The Romance of Regularity
How do we valorize unglamorous acts of maintenance?
Next week, I’ll share your thoughts on telling stories without conventional climaxes. This week’s post is on a similar theme—asking what kinds of faithful work we praise and tell stories about. And I’ve wrapped up my Kickstarter for Back Again from the Broken Land, but you can check out the essay I wrote on the design for this Tolkien-inspired game, and why the mechanics focus more on forgiveness than fighting.
In my middle school ceramics class, I’d slap my clay down on the table, gather it up, and then do it again, wedging all the air bubbles out of my material. Outwardly, the clay remained a big lump, with no sign yet of artistry, but without this step, whatever I sculpted later would blow itself to bits in the kiln.
As I thudded the clay down again, I kept a rhythm by chanting in my head, Gutta cavat lapidem non vi sed saepe cadendo. It had the benefit of fitting an iambic thwup, and the meaning of the Latin phrase suited my work: “The droplet breaks the stone, not by force, but by often falling.”
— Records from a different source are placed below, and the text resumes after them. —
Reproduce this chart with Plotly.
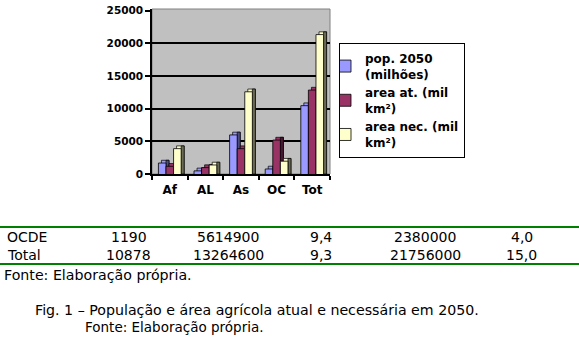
import plotly.graph_objects as go

# ---------------- data ----------------
categories = ["Af", "AL", "As", "OC", "Tot"]
pop_2050 = [2100, 900, 6400, 1190, 10878]
area_atual = [1600, 1400, 4300, 5615, 13265]
area_nec = [4300, 1800, 13000, 2380, 21756]
series_names = ["pop. 2050<br>(milhões)", "area at. (mil<br>km²)", "area nec. (mil<br>km²)"]
y_ticks = [0, 5000, 10000, 15000, 20000, 25000]
y_tick_labels = ["0", "5000", "10000", "15000", "20000", "25000"]
grid_vals = [5000, 10000, 15000, 20000]

row_ocde = ["OCDE", "1190", "5614900", "9,4", "2380000", "4,0"]
row_total = ["Total", "10878", "13264600", "9,3", "21756000", "15,0"]
source_text = "Fonte: Elaboração própria."
caption_line1 = "Fig. 1 – População e área agrícola atual e necessária em 2050."
caption_line2 = "Fonte: Elaboração própria."

# ---------------- style ----------------
W_PX, H_PX = 579, 342
L, R, T, B = 152, 330, 4, 174          # plot area in pixels
front_colors = ["#9999FF", "#993366", "#FFFFCC"]
side_colors = ["#4D4D80", "#4A1831", "#6B6B55"]
BAR_W = 0.213
DEPTH_X = 0.085
DEPTH_Y = 420
OFF0 = -0.32
FONT = "DejaVu Sans"


def px_x(px):
    return (px - L) / (R - L)


def px_y(py):
    return (B - py) / (B - T)


fig = go.Figure()
series = [pop_2050, area_atual, area_nec]
for i, vals in enumerate(series):
    off = OFF0 + i * BAR_W
    # back / top face
    fig.add_trace(go.Bar(
        x=categories, y=vals, base=0, offset=off + DEPTH_X, width=BAR_W,
        marker=dict(color=front_colors[i], line=dict(color="#000000", width=0.7)),
        showlegend=False, hoverinfo="skip"))
    # side face
    fig.add_trace(go.Bar(
        x=categories, y=vals, base=0, offset=off + BAR_W, width=DEPTH_X,
        marker=dict(color=side_colors[i], line=dict(color="#000000", width=0.7)),
        showlegend=False, hoverinfo="skip"))
    # front face
    fig.add_trace(go.Bar(
        x=categories, y=vals, base=-DEPTH_Y, offset=off, width=BAR_W,
        name=series_names[i],
        marker=dict(color=front_colors[i], line=dict(color="#000000", width=0.8)),
        showlegend=True))

annotations = []
col_x = [5, 128.8, 228.3, 321, 425.2, 521.5]
for row, py in ((row_ocde, 239), (row_total, 257)):
    for j, txt in enumerate(row):
        annotations.append(dict(
            x=px_x(col_x[j]), y=px_y(py), xref="paper", yref="paper",
            text=txt, showarrow=False, xanchor="left" if j == 0 else "center",
            yanchor="middle", font=dict(family=FONT, size=14, color="#000000")))
annotations.append(dict(x=px_x(2), y=px_y(278), xref="paper", yref="paper",
                        text=source_text, showarrow=False, xanchor="left", yanchor="middle",
                        font=dict(family=FONT, size=14.2, color="#000000")))
annotations.append(dict(x=px_x(33), y=px_y(314), xref="paper", yref="paper",
                        text=caption_line1, showarrow=False, xanchor="left", yanchor="middle",
                        font=dict(family=FONT, size=14.2, color="#000000")))
annotations.append(dict(x=px_x(83), y=px_y(332), xref="paper", yref="paper",
                        text=caption_line2, showarrow=False, xanchor="left", yanchor="middle",
                        font=dict(family=FONT, size=13.5, color="#000000")))

shapes = [
    dict(type="rect", xref="paper", yref="paper", x0=0, x1=1, y0=0, y1=1,
         line=dict(color="#808080", width=1), layer="below"),
    dict(type="line", xref="paper", yref="paper", x0=px_x(0), x1=px_x(579),
         y0=px_y(228.5), y1=px_y(228.5), line=dict(color="#008000", width=2)),
    dict(type="line", xref="paper", yref="paper", x0=px_x(0), x1=px_x(579),
         y0=px_y(266.8), y1=px_y(266.8), line=dict(color="#008000", width=2)),
]

fig.update_layout(
    width=W_PX, height=H_PX,
    margin=dict(l=L, r=W_PX - R, t=T, b=H_PX - B, pad=0),
    paper_bgcolor="#FFFFFF", plot_bgcolor="#C0C0C0",
    barmode="overlay",
    showlegend=True,
    legend=dict(x=px_x(339), y=px_y(39), xanchor="left", yanchor="top",
                bgcolor="#FFFFFF", bordercolor="#000000", borderwidth=1,
                font=dict(family=FONT, size=12, color="#000000", weight="bold"),
                indentation=-15, traceorder="normal"),
    annotations=annotations,
    shapes=shapes,
)
fig.update_xaxes(
    type="category", range=[-0.5, 4.5], showgrid=False,
    showline=True, linecolor="#000000", linewidth=1.5,
    ticks="outside", tickson="boundaries", ticklen=4, tickcolor="#000000", tickwidth=1.5,
    ticklabelstandoff=4,
    tickfont=dict(family=FONT, size=12, color="#000000", weight="bold"),
)
fig.update_yaxes(
    range=[0, 25250], tickmode="array", tickvals=y_ticks, ticktext=y_tick_labels,
    showgrid=False, ticklabeloverflow="allow",
    zeroline=False, showline=True, linecolor="#000000", linewidth=1.5,
    ticks="outside", ticklen=5, tickcolor="#000000", tickwidth=1.5,
    tickfont=dict(family=FONT, size=10.5, color="#000000", weight="bold"),
    minor=dict(tickmode="array", tickvals=grid_vals, showgrid=True,
               gridcolor="#000000", gridwidth=1.5, ticks=""),
)

fig.write_html("out.html", config={"displayModeBar": False},
               post_script="document.body.style.margin='0px';")
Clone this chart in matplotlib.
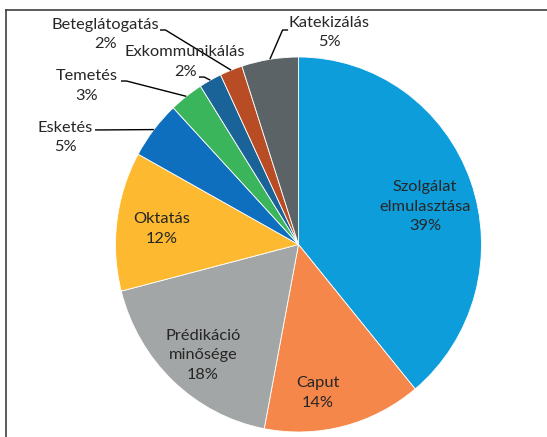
import numpy as np
import matplotlib.pyplot as plt
from matplotlib.lines import Line2D

# adatok
labels = ["Szolgálat\nelmulasztása", "Caput", "Prédikáció\nminősége", "Oktatás",
          "Esketés", "Temetés", "Exkommunikálás", "Beteglátogatás", "Katekizálás"]
values = [39, 14, 18, 12, 5, 3, 2, 2, 5]
colors = ["#0D9DDB", "#F5874A", "#A3A6A6", "#FDB92F", "#0F6FBF",
          "#3AB55B", "#1A6399", "#B84D25", "#5B6366"]

plt.rcParams['font.family'] = ['Lato', 'DejaVu Sans']

W, H = 547, 437
fig = plt.figure(figsize=(W / 100, H / 100), dpi=100)
cx, cy, rx, ry = 298.5, 244.5, 183, 187.5
ax = fig.add_axes([(cx - rx) / W, (H - cy - ry) / H, 2 * rx / W, 2 * ry / H])

wedges, _ = ax.pie(values, colors=colors, startangle=90, counterclock=False,
                   radius=1, wedgeprops=dict(edgecolor='white', linewidth=0.6))
ax.set_xlim(-1, 1)
ax.set_ylim(-1, 1)
ax.set_aspect('auto')
ax.axis('off')

total = sum(values)
fs = 11.8
ls = 1.5
# belső címkék: (távolság, szögeltolás fokban)
inside = {0: (0.72, -3.5), 1: (0.80, -6.8), 2: (0.787, 1.7), 3: (0.75, 0.8)}
# külső címkék: szöveg közepe, vonal kezdőpontja, könyökpont
outside = {
    4: ((-1.276, 0.571), (-1.112, 0.611), (-1.08, 0.611)),
    5: ((-1.156, 0.845), (-0.970, 0.872), (-0.94, 0.872)),
    6: ((-0.62, 0.973), (-0.544, 0.893), (-0.515, 0.893)),
    7: ((-1.057, 1.12), (-0.757, 1.144), (-0.727, 1.144)),
    8: ((0.167, 1.131), (-0.057, 1.144), (-0.087, 1.144)),
}

for i, w in enumerate(wedges):
    mid = (w.theta1 + w.theta2) / 2
    txt = f"{labels[i]}\n{round(values[i] / total * 100)}%"
    if i in inside:
        d, off = inside[i]
        a = np.deg2rad(mid + off)
        ax.text(d * np.cos(a), d * np.sin(a), txt, ha='center', va='center',
                fontsize=fs, color='#262626', linespacing=ls)
    else:
        (tx, ty), p0, p1 = outside[i]
        ax.text(tx, ty, txt, ha='center', va='center', fontsize=fs,
                color='#262626', linespacing=ls)
        a = np.deg2rad(mid)
        ax.plot([p0[0], p1[0], np.cos(a)], [p0[1], p1[1], np.sin(a)],
                color='black', lw=1, clip_on=False, solid_capstyle='butt')

# keret
fig.add_artist(Line2D([6 / W, 1], [1 - 10 / H, 1 - 10 / H], color='#404040', lw=1.2))
fig.add_artist(Line2D([6 / W, 6 / W], [0, 1 - 10 / H], color='#404040', lw=1.2))

fig.savefig("out.png", dpi=100)
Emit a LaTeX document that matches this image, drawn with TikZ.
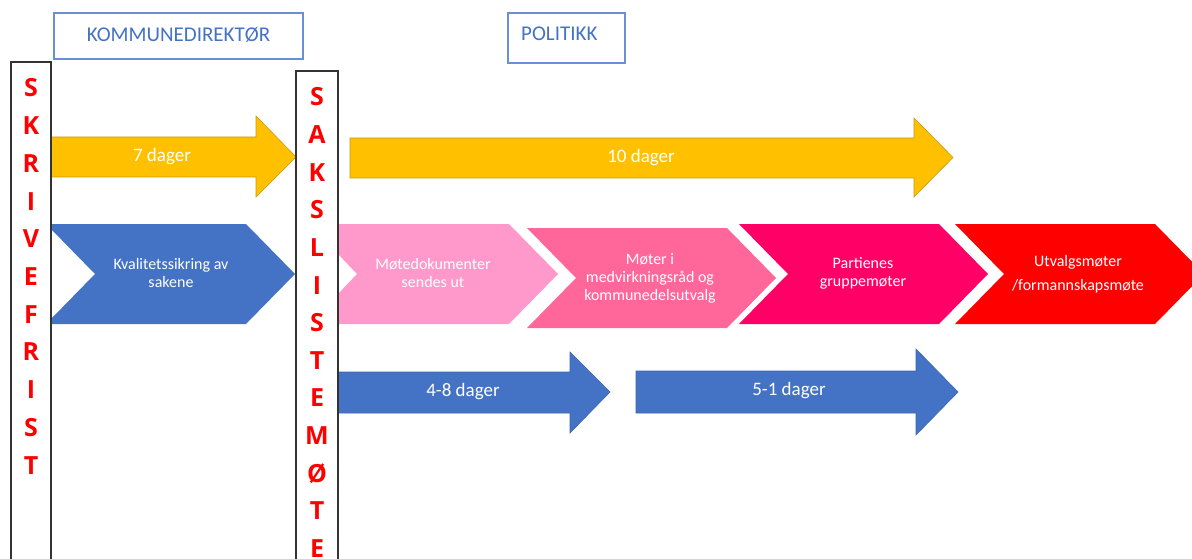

In our discussion of friendship as regular, low-stakes presence, I thought of that expression. A recent piece in the Atlantic was a moving tribute to this kind of chosen, small, commitment. It’s an interview with two friends who high-five every week:
Andy: It wasn’t until 2014, when we were both at the same party and having that same conversation—“Man we’ve got to hang out”—that Gabe told me he had moved just a mile and a half down the road from me. I said, “Gabe since you live so close, what if we just walked [toward each other] and high-fived in the middle? If we do that every week for 10 years, that’s the kind of story they would do on CBS Sunday Morning [our wives’ favorite TV show].”
Beck: Walk me through the high five’s early days.
Andy: The first was probably a day or two after that party. I have it right here in my high-five journal.
Beck: Oh my gosh. [At this point, Andy pulled out a notebook with the outline of a hand on it.]
Andy: It was 8:05 AM on April 30, 2014. We texted and said, “All right, let’s leave our houses.” We met at the middle point, gave a high five—and then weren’t sure what to do, so we talked for three hours. The only rule in the beginning was that we had to do it one time each week. The middle point happens to be a park, so we’d give each other a high five, and then we would shoot baskets, talk for 15 minutes or so, and go back home.
The humble routine acquires weight (and a journal of high fives!) by being repeated. But it still might not have made it into the magazine without some other, more dramatic hook to the story. In this case, what elevates the story to notability is the fact that Andy’s friend Gabe got sick and lost part of his memory. He forgot that the high five tradition existed, but it remained engraved in his body as a reflex.
The article is great, but I wish it were more common to valorize this kind of tradition without needing a dramatic twist to make it count. I love G.K. Chesterton’s writings because he has such a strong sense of the romance of taking care of small things. Like my clay chant, he helps reenchant diligence. As he writes in Orthodoxy:
We have remarked that one reason offered for being a progressive is that things naturally tend to grow better. But the only real reason for being a progressive is that things naturally tend to grow worse. The corruption in things is not only the best argument for being progressive; it is also the only argument against being conservative. The conservative theory would really be quite sweeping and unanswerable if it were not for this one fact. But all conservatism is based upon the idea that if you leave things alone you leave them as they are. But you do not. If you leave a thing alone you leave it to a torrent of change. If you leave a white post alone it will soon be a black post. If you particularly want it to be white you must be always painting it again; that is, you must be always having a revolution. Briefly, if you want the old white post you must have a new white post.
This work isn’t exclusive to women, but it tends to fall particularly to women (and to be valorized least when women do it).